• [Material]:

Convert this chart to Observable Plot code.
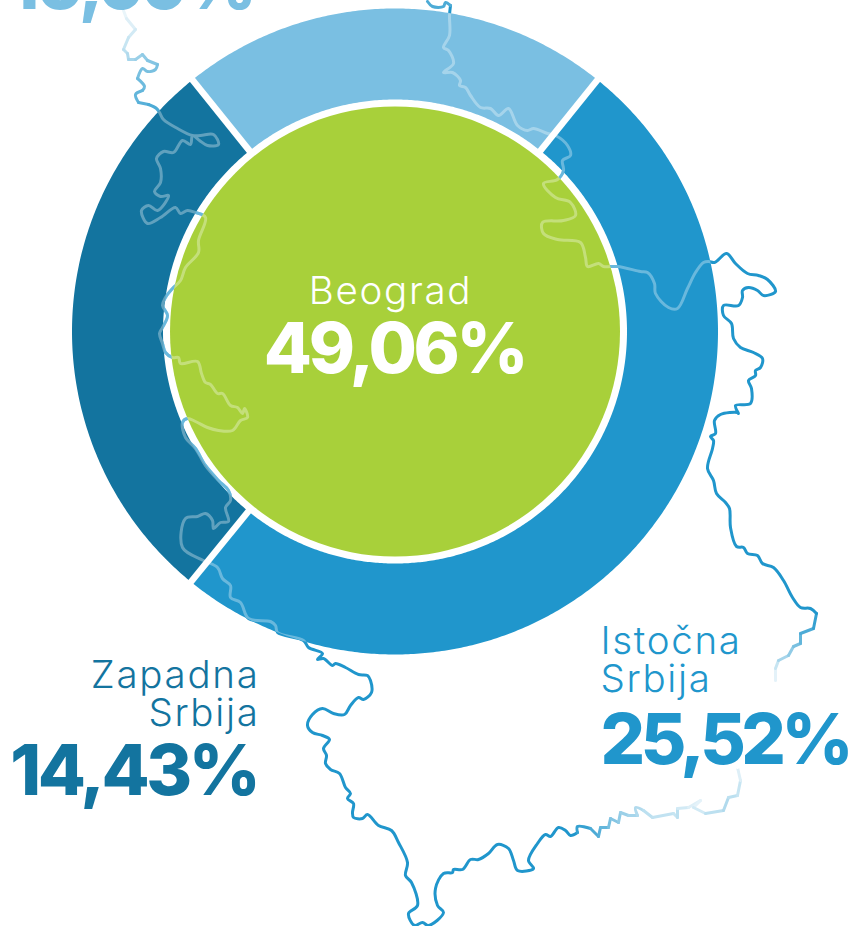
<!DOCTYPE html>
<html><head><meta charset="utf-8">
<script src="https://cdn.jsdelivr.net/npm/d3@7"></script>
<script src="https://cdn.jsdelivr.net/npm/@observablehq/plot@0.6"></script>
<style>
html,body{margin:0;padding:0;background:#fff;overflow:hidden}
svg{display:block}
.num text{letter-spacing:-3.4px}
.numt text{letter-spacing:-4.5px}
.lab text{letter-spacing:1.7px}
</style></head><body><div id="chart"></div>
<script>
const ringRegions = ["Vojvodina", "Istočna Srbija", "Zapadna Srbija"];
const ringShares = [10.99, 25.52, 14.43];
const ringColors = ["#7abfe2", "#2096cc", "#13749f"];
const centerRegion = "Beograd";
const centerShare = "49,06%";
const shareLabels = ["10,99%", "25,52%", "14,43%"];

// Traced outline of Serbia, in map units: [x, y, visibility]
const outline = [
[123,10,.1],[126,18,.15],[135,29,.2],[128,37,.25],[123,49,.3],[127,53,.35],[128,59,.4],[135,59,.45],[142,54,.5],[147,60,.55],[157,64,.6],[155,69,.6],[147,71,.6],[142,68,.6],[137,78,.65],[144,86,.65],[142,90,.7],[135,94,.7],[138,102,.75],[148,104,.8],[156,108,.8],
[159,112],[163,119],[177,128],[192,135],[200,135],[213,134],[218,144],[207,145],[199,140],[192,135],[190,144],[182,140],[173,152],[163,151],[156,158],[160,168],[160,182],[154,191],[160,196],[168,195],[157,210],[148,205],[141,210],[147,223],[160,217],[175,207],[180,213],[187,210],[195,212],[205,217],
[198,240],[198,252],[185,267],[180,280],[172,288],[165,297],[162,305],[167,315],[162,327],[159,333],[162,343],[165,352],[172,357],[178,357],[180,363],[197,361],[201,373],[205,382],[210,384],[217,393],[222,393],[230,405],[237,407],[242,413],[244,408],[247,417],[240,420],[232,430],[218,430],[207,427],[195,421],[187,418],[182,422],[185,437],[195,448],[205,465],[218,480],[228,490],[230,500],[225,507],[228,521],[220,522],[213,528],[212,520],[205,513],[197,516],[185,518],[182,547],[203,560],[217,567],[222,578],[230,585],[230,597],[240,602],[248,618],[270,621],[275,625],[277,632],[303,640],
[308,647],[322,653],[317,659],[323,658],[332,665],[335,663],[345,667],[358,674],[367,675],[370,680],[371,692],[363,699],[358,697],[350,705],[344,714],[333,713],[322,708],[312,714],[307,725],[312,732],[322,735],[329,739],[323,748],[326,755],[325,763],[330,769],[339,773],[345,787],[350,793],[347,798],[353,803],[352,812],[353,817],[362,818],[367,814],[378,825],[391,830],[398,842],[407,862],[405,875],[411,882],[417,905],[408,913],[414,925],[422,922],[428,925],[443,912],[437,905],[435,888],[443,873],[452,872],[453,869],[462,869],[470,859],[478,859],[488,853],[497,844],[508,848],[513,860],[517,870],[533,868],[528,860],[537,843],[545,834],[550,836],[558,827],[565,830],[570,835],[577,832,.9],[577,826,.9],[590,828,.8],[598,836,.75],[600,827,.7],[608,827,.6],[610,818,.55],[618,822,.5],[620,812,.45],[628,815,.4],[637,815,.35],[635,807,.35],[643,810,.3],[652,817,.28],[673,813,.25],[677,817,.3],[677,808,.2],[688,807,.15],[700,800,.12],[693,807,.2],[705,813,.3],[723,810,.35],[728,797,.3],[737,795,.25],[740,780,.15],[737,767,0],
[758,682,0],[775,680,.12],[775,668,.25],[778,660,.4],[788,655,.5],[793,646,.6],[800,643,.7],[800,633,.8],[813,628,.9],[816,613],[810,608],[800,607],[792,597],[783,580],[773,567],[762,563],[757,555],[747,553],[743,547],[736,546],[730,527],[729,508],[725,502],[716,493],[713,480],[707,468],[712,448],[713,440],[710,436],[715,433],[714,420],[720,414],[737,412],[738,413],[735,405],[750,403],[751,388],[748,380],[755,375],[755,370],[760,367],[762,358],[753,352],[740,347],[733,338],[731,323],[723,315],[723,305],[738,305],[742,297],[742,290],[748,287],[757,290],[763,295],[775,291],[767,279],[758,275],[747,273],[735,263],[726,253],[714,262],
[708,261],[703,262],[695,272],[687,288],[677,308],[668,307],[655,293],[654,283],[647,272],[640,271],[617,266],[603,266],[598,263],[587,266],[585,257],[580,242],[557,239],[543,233],[542,222],[563,220],[575,215],[570,202],[555,197],[543,183],[557,179],[563,170],[562,160],[570,155],[567,145],[555,135],[547,133],[533,128],[527,130],[517,125],[508,108],[498,115],[490,108],[480,107],[470,95],[465,87],[459,85],[460,80],[452,72],[443,72],[453,63],[448,50],[443,47],[449,35],[449,15],[450,5,.8],[445,2,.8],[443,6,.8],[432,6,.8],[427,1,.8]
];

const cx = 394.5, cy = 331, rMid = 277.5, bandWidth = 91, rGreen = 225, startAngle = -38.84;
const blue = "#2096cc";

// Ring arcs computed from the shares
const total = d3.sum(ringShares);
const ringPoints = [], gaps = [];
const polar = (deg, r) => [cx + r * Math.sin(deg * Math.PI / 180), cy - r * Math.cos(deg * Math.PI / 180)];
let a0 = startAngle;
ringShares.forEach((s, i) => {
  const a1 = a0 + s / total * 360;
  const n = Math.ceil((a1 - a0) * 2);
  for (let k = 0; k <= n; k++) {
    const [x, y] = polar(a0 + (a1 - a0) * k / n, rMid);
    ringPoints.push({x, y, region: ringRegions[i], color: ringColors[i]});
  }
  const [x1, y1] = polar(a0, rMid - bandWidth / 2 - 2);
  const [x2, y2] = polar(a0, rMid + bandWidth / 2 + 3);
  gaps.push({x1, y1, x2, y2});
  a0 = a1;
});

const pts = outline.map(([x, y, v = 1]) => ({x, y, c: d3.interpolateRgb("#ffffff", blue)(v)}));
const numFont = {fontFamily: "Inter, sans-serif", fontWeight: 850, fontSize: 70, className: "num"};
const labFont = {fontFamily: "Inter, sans-serif", fontWeight: 300, fontSize: 38.5, className: "lab"};
const one = (text, x, y, fill, anchor, opts) => Plot.text([text], {x: () => x, y: () => y, text: d => d, fill, textAnchor: anchor, lineAnchor: "bottom", ...opts});

const svg = Plot.plot({
  width: 855, height: 926, margin: 0,
  x: {type: "linear", domain: [0, 855], range: [0, 855], axis: null},
  y: {type: "linear", domain: [0, 926], range: [0, 926], axis: null},
  color: {type: "identity"},
  marks: [
    Plot.line(pts, {x: "x", y: "y", z: null, curve: "catmull-rom", stroke: "c", strokeWidth: 3, strokeLinejoin: "round", strokeLinecap: "round"}),
    Plot.line(ringPoints, {x: "x", y: "y", z: "region", stroke: "color", strokeWidth: bandWidth, strokeLinecap: "butt", strokeLinejoin: "round"}),
    Plot.link(gaps, {x1: "x1", y1: "y1", x2: "x2", y2: "y2", stroke: "#fff", strokeWidth: 6.5}),
    Plot.dot([0], {x: () => cx, y: () => cy, r: rGreen, fill: "#a8d03a"}),
    Plot.line(pts, {x: "x", y: "y", z: null, curve: "catmull-rom", stroke: "#fff", strokeOpacity: 0.33, strokeWidth: 3, strokeLinejoin: "round", strokeLinecap: "round", className: "overlay"}),
    one(centerRegion, 390, 303, "#fff", "middle", labFont),
    one(centerShare, 394, 372, "#fff", "middle", numFont),
    one(shareLabels[0], 253, 8, ringColors[0], "end", numFont),
    one("Zapadna", 259, 687, ringColors[2], "end", labFont),
    one("Srbija", 259, 725, ringColors[2], "end", labFont),
    one(shareLabels[2], 257, 794, ringColors[2], "end", numFont),
    one("Istočna", 600, 653, ringColors[1], "start", labFont),
    one("Srbija", 600, 691, ringColors[1], "start", labFont),
    one(shareLabels[1], 600, 763, ringColors[1], "start", {...numFont, className: "numt"})
  ]
});
const root = d3.select(svg);
root.append("defs").append("clipPath").attr("id", "disc").append("circle").attr("cx", cx).attr("cy", cy).attr("r", rMid + bandWidth / 2);
root.selectAll(".overlay").attr("clip-path", "url(#disc)");
document.getElementById("chart").appendChild(svg);
</script></body></html>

• [What to produce]:
Whichever lines contain the string "chart", select and copy them.

• [Answer to the task]:
Convert this chart to Observable Plot code.
</style></head><body><div id="chart"></div>
document.getElementById("chart").appendChild(svg);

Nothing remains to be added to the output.